Both Herman Cain’s and Newt Gingrich’s rapid ascents have been attributed to well-timed zingers on the debate stage. In reality, each was relegated to a few minutes in one of these appearances before the spotlight really shown down on them. I don’t think a media-centered analysis can reveal why these candidates surged, but for each, the type of surge was engraved very quickly – it was due to a silver tongue. Neither Cain nor Gingrich ever had time to catch up with the media surge to cement public opinion. They never understood that their rise came for the same reason as their fall. It was due to a storyline, built off of the live access of the debates. When they step on stage, candidates think they will deliver their message. But the medium is the message. This campaign has been increasingly out of the hands of the candidates as they give more of it to the media.

To repeat, media is nothing new in campaigns. Even 24/7 media is nothing new. But what is really important is not just the 24/7 news cycle (which can rarely fill itself) but the 24/7 status update.

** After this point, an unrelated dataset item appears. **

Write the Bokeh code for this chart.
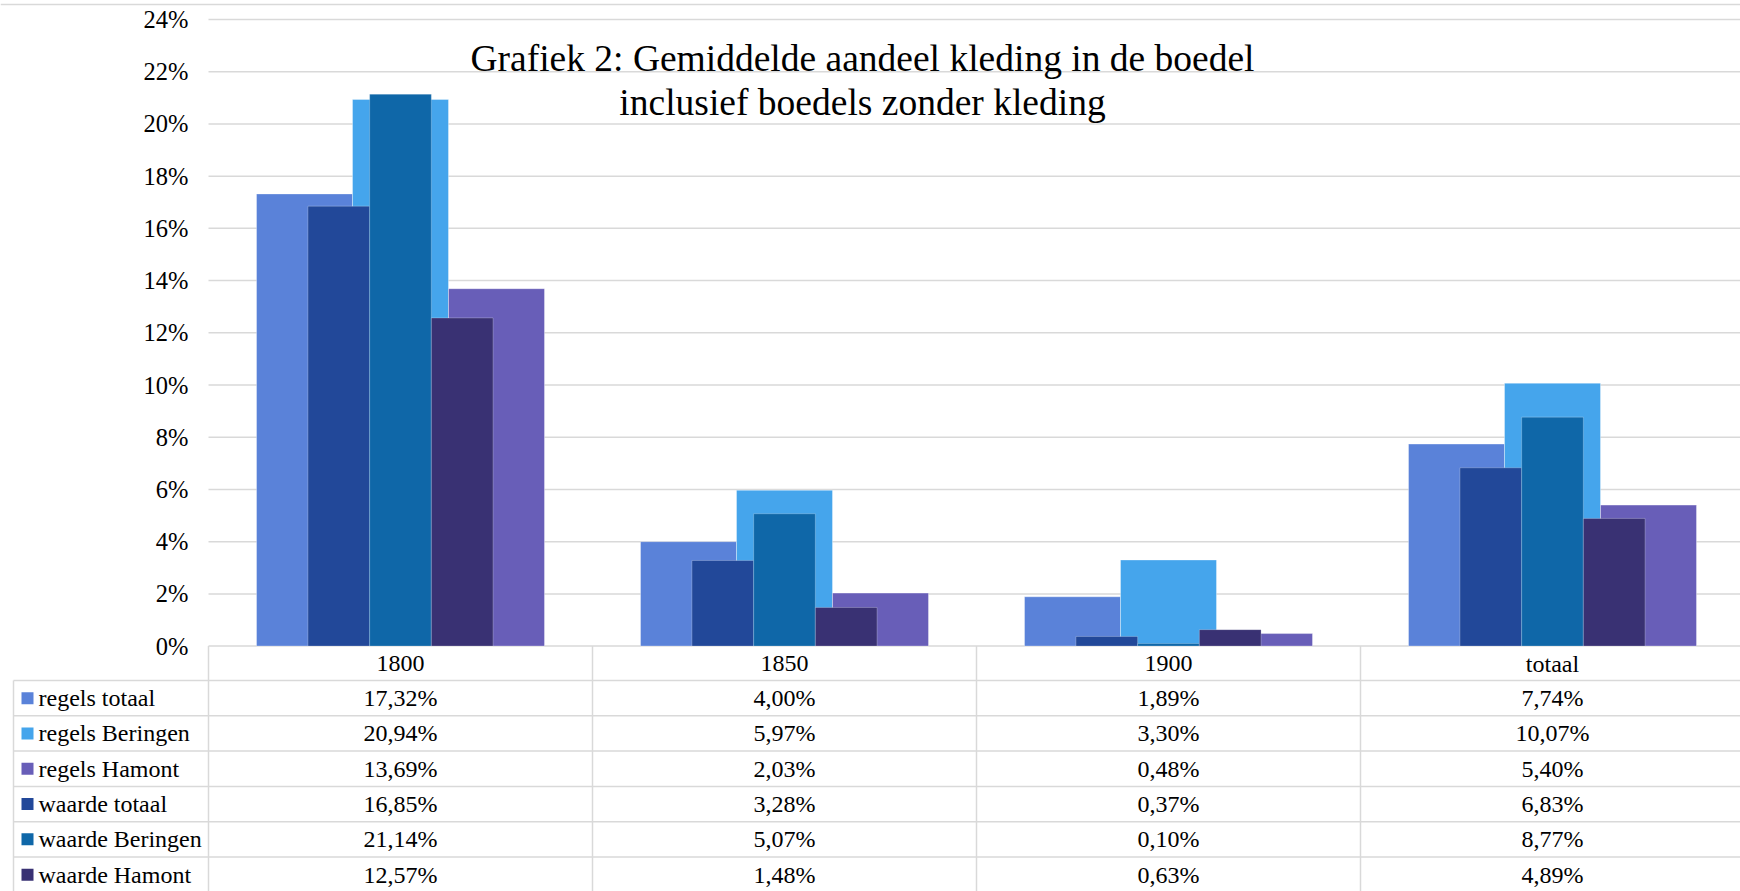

Enter Rick Santorum, yesterday’s astounding near-winner in the Iowa caucuses. Again, the media analysis cannot uncover the reason for his bounce, and certainly refuses to discredit his tireless retail politicking. However, a 10-day skyrocket from 6th or 7th to 8 votes shy of 1st barely makes any sense. The perfect dovetail has been working, though, to combine the media’s ravenous appetite, the 140-character meme, and the live appearance campaign style through repeated debates. It’s a hypostatic union from hell.

Every media addition to politics has been able to trumpet increasing information and increasing visibility. This, some will claim, balances the downsides. But media does not merely transform the debate – it changes politics itself. Politics, at its core, is based on public identification of the public self. It is not just rule-making, but rule-making for the kind of people we are, or to make us the kind of people we want to be. The increasing pervasion of reporting, sound-bytes, and storylines is expanding our collective ADD rather than informing our decisions. The candidate access we are being fed is reflexively whetting our desire for the kind of access that stresses our identification with a candidate rather than our identification with the polity.

Twitter is the problem. Politico is the problem. CNN is the problem. I want it – I am the problem. Please, if you live in one of the 49 states yet to vote, step outside tomorrow and take a gander down your street. Think about what might make it better, what it might look like if everyone really cared – even it seems like you are dreaming a perfect world. Then, when you have 10 things on your list, do 9 of them, and vote for the candidate who you will help you accomplish the 10th. That’s politics.